DATASET EXCERPT:
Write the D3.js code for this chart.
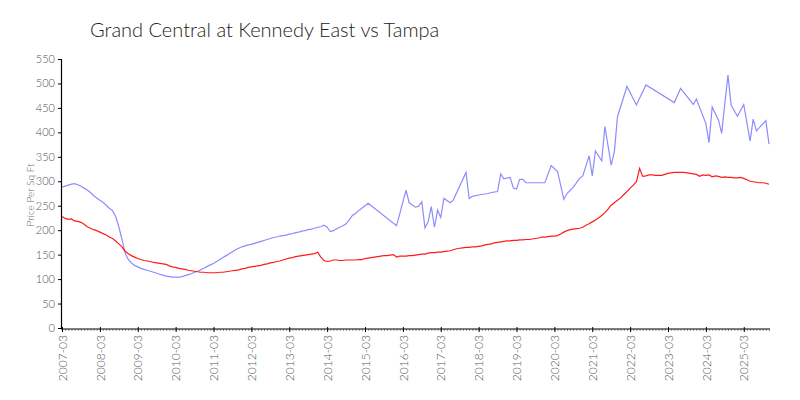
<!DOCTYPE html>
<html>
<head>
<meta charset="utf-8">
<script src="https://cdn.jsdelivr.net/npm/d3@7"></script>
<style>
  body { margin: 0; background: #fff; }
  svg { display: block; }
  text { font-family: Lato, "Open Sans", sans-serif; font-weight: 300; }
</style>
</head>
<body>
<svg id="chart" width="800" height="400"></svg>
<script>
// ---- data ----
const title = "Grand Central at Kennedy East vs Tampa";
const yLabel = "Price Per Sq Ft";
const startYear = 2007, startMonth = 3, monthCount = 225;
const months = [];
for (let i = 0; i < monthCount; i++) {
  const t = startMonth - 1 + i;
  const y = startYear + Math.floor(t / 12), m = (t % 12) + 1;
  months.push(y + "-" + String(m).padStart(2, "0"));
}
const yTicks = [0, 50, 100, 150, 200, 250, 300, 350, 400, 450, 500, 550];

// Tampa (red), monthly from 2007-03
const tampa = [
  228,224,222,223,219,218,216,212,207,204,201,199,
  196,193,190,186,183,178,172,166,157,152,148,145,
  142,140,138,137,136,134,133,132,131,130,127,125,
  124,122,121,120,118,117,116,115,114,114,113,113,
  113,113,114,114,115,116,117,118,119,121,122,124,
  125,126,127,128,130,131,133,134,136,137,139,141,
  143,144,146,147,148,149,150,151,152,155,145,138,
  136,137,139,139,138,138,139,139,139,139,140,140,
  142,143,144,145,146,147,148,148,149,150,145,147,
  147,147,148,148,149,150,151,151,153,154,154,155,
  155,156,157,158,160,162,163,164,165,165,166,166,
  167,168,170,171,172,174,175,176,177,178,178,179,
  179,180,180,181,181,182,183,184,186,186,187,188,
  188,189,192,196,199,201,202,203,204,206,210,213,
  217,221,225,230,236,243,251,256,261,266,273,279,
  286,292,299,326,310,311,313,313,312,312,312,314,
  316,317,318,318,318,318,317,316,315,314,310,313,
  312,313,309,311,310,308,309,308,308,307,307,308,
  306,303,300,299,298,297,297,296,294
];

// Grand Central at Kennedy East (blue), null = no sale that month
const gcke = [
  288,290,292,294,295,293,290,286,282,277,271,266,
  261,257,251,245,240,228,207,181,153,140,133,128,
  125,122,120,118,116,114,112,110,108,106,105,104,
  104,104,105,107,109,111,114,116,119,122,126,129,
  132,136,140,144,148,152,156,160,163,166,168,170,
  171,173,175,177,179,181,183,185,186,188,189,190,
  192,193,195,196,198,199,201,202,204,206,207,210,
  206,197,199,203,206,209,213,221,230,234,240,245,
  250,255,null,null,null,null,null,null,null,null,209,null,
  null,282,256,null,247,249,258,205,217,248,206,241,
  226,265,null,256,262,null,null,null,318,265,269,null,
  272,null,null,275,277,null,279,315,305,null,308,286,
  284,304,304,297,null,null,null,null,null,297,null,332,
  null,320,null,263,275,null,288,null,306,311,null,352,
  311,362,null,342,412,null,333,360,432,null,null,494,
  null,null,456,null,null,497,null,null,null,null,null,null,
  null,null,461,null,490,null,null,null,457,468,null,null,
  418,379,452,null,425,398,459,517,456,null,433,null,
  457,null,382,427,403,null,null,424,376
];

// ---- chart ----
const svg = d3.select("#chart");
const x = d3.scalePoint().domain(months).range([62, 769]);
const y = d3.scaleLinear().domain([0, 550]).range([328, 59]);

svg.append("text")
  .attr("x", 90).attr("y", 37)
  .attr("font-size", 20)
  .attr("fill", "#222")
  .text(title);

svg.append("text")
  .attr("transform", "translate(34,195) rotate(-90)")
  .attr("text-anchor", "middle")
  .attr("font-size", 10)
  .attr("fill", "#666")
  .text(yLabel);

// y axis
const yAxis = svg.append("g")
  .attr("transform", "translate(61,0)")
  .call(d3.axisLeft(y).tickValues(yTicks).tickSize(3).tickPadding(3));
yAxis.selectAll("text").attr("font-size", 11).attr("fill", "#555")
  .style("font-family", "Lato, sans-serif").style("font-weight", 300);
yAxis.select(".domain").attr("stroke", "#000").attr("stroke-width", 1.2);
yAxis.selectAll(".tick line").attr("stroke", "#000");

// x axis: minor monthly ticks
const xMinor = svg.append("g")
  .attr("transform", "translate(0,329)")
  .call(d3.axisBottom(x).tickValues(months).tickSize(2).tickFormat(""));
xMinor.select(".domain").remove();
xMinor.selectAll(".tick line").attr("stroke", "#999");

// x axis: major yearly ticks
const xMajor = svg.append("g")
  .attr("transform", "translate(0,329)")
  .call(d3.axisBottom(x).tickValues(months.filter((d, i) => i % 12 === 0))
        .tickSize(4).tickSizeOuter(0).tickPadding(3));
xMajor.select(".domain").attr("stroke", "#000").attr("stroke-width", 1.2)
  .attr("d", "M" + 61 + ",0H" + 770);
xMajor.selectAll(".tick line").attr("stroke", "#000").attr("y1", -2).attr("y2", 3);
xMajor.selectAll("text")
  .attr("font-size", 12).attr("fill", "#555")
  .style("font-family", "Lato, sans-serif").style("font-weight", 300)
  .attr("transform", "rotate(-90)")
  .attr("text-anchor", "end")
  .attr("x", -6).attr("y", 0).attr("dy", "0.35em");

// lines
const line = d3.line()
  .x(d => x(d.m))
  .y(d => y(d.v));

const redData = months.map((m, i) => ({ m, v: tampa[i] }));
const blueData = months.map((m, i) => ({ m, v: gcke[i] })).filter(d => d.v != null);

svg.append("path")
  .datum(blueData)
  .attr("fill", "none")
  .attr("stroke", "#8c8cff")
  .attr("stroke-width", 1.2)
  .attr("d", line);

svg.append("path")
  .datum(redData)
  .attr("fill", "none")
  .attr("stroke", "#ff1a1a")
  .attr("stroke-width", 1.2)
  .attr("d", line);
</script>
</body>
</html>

GIVEN PROBLEM: Transcribe the listing above verbatim. Omit the pictures.

RESPONSE TO THIS EXERCISE:
Write the D3.js code for this chart.
<!DOCTYPE html>
<html>
<head>
<meta charset="utf-8">
<script src="https://cdn.jsdelivr.net/npm/d3@7"></script>
<style>
  body { margin: 0; background: #fff; }
  svg { display: block; }
  text { font-family: Lato, "Open Sans", sans-serif; font-weight: 300; }
</style>
</head>
<body>
<svg id="chart" width="800" height="400"></svg>
<script>
// ---- data ----
const title = "Grand Central at Kennedy East vs Tampa";
const yLabel = "Price Per Sq Ft";
const startYear = 2007, startMonth = 3, monthCount = 225;
const months = [];
for (let i = 0; i < monthCount; i++) {
  const t = startMonth - 1 + i;
  const y = startYear + Math.floor(t / 12), m = (t % 12) + 1;
  months.push(y + "-" + String(m).padStart(2, "0"));
}
const yTicks = [0, 50, 100, 150, 200, 250, 300, 350, 400, 450, 500, 550];

// Tampa (red), monthly from 2007-03
const tampa = [
  228,224,222,223,219,218,216,212,207,204,201,199,
  196,193,190,186,183,178,172,166,157,152,148,145,
  142,140,138,137,136,134,133,132,131,130,127,125,
  124,122,121,120,118,117,116,115,114,114,113,113,
  113,113,114,114,115,116,117,118,119,121,122,124,
  125,126,127,128,130,131,133,134,136,137,139,141,
  143,144,146,147,148,149,150,151,152,155,145,138,
  136,137,139,139,138,138,139,139,139,139,140,140,
  142,143,144,145,146,147,148,148,149,150,145,147,
  147,147,148,148,149,150,151,151,153,154,154,155,
  155,156,157,158,160,162,163,164,165,165,166,166,
  167,168,170,171,172,174,175,176,177,178,178,179,
  179,180,180,181,181,182,183,184,186,186,187,188,
  188,189,192,196,199,201,202,203,204,206,210,213,
  217,221,225,230,236,243,251,256,261,266,273,279,
  286,292,299,326,310,311,313,313,312,312,312,314,
  316,317,318,318,318,318,317,316,315,314,310,313,
  312,313,309,311,310,308,309,308,308,307,307,308,
  306,303,300,299,298,297,297,296,294
];

// Grand Central at Kennedy East (blue), null = no sale that month
const gcke = [
  288,290,292,294,295,293,290,286,282,277,271,266,
  261,257,251,245,240,228,207,181,153,140,133,128,
  125,122,120,118,116,114,112,110,108,106,105,104,
  104,104,105,107,109,111,114,116,119,122,126,129,
  132,136,140,144,148,152,156,160,163,166,168,170,
  171,173,175,177,179,181,183,185,186,188,189,190,
  192,193,195,196,198,199,201,202,204,206,207,210,
  206,197,199,203,206,209,213,221,230,234,240,245,
  250,255,null,null,null,null,null,null,null,null,209,null,
  null,282,256,null,247,249,258,205,217,248,206,241,
  226,265,null,256,262,null,null,null,318,265,269,null,
  272,null,null,275,277,null,279,315,305,null,308,286,
  284,304,304,297,null,null,null,null,null,297,null,332,
  null,320,null,263,275,null,288,null,306,311,null,352,
  311,362,null,342,412,null,333,360,432,null,null,494,
  null,null,456,null,null,497,null,null,null,null,null,null,
  null,null,461,null,490,null,null,null,457,468,null,null,
  418,379,452,null,425,398,459,517,456,null,433,null,
  457,null,382,427,403,null,null,424,376
];

// ---- chart ----
const svg = d3.select("#chart");
const x = d3.scalePoint().domain(months).range([62, 769]);
const y = d3.scaleLinear().domain([0, 550]).range([328, 59]);

svg.append("text")
  .attr("x", 90).attr("y", 37)
  .attr("font-size", 20)
  .attr("fill", "#222")
  .text(title);

svg.append("text")
  .attr("transform", "translate(34,195) rotate(-90)")
  .attr("text-anchor", "middle")
  .attr("font-size", 10)
  .attr("fill", "#666")
  .text(yLabel);

// y axis
const yAxis = svg.append("g")
  .attr("transform", "translate(61,0)")
  .call(d3.axisLeft(y).tickValues(yTicks).tickSize(3).tickPadding(3));
yAxis.selectAll("text").attr("font-size", 11).attr("fill", "#555")
  .style("font-family", "Lato, sans-serif").style("font-weight", 300);
yAxis.select(".domain").attr("stroke", "#000").attr("stroke-width", 1.2);
yAxis.selectAll(".tick line").attr("stroke", "#000");

// x axis: minor monthly ticks
const xMinor = svg.append("g")
  .attr("transform", "translate(0,329)")
  .call(d3.axisBottom(x).tickValues(months).tickSize(2).tickFormat(""));
xMinor.select(".domain").remove();
xMinor.selectAll(".tick line").attr("stroke", "#999");

// x axis: major yearly ticks
const xMajor = svg.append("g")
  .attr("transform", "translate(0,329)")
  .call(d3.axisBottom(x).tickValues(months.filter((d, i) => i % 12 === 0))
        .tickSize(4).tickSizeOuter(0).tickPadding(3));
xMajor.select(".domain").attr("stroke", "#000").attr("stroke-width", 1.2)
  .attr("d", "M" + 61 + ",0H" + 770);
xMajor.selectAll(".tick line").attr("stroke", "#000").attr("y1", -2).attr("y2", 3);
xMajor.selectAll("text")
  .attr("font-size", 12).attr("fill", "#555")
  .style("font-family", "Lato, sans-serif").style("font-weight", 300)
  .attr("transform", "rotate(-90)")
  .attr("text-anchor", "end")
  .attr("x", -6).attr("y", 0).attr("dy", "0.35em");

// lines
const line = d3.line()
  .x(d => x(d.m))
  .y(d => y(d.v));

const redData = months.map((m, i) => ({ m, v: tampa[i] }));
const blueData = months.map((m, i) => ({ m, v: gcke[i] })).filter(d => d.v != null);

svg.append("path")
  .datum(blueData)
  .attr("fill", "none")
  .attr("stroke", "#8c8cff")
  .attr("stroke-width", 1.2)
  .attr("d", line);

svg.append("path")
  .datum(redData)
  .attr("fill", "none")
  .attr("stroke", "#ff1a1a")
  .attr("stroke-width", 1.2)
  .attr("d", line);
</script>
</body>
</html>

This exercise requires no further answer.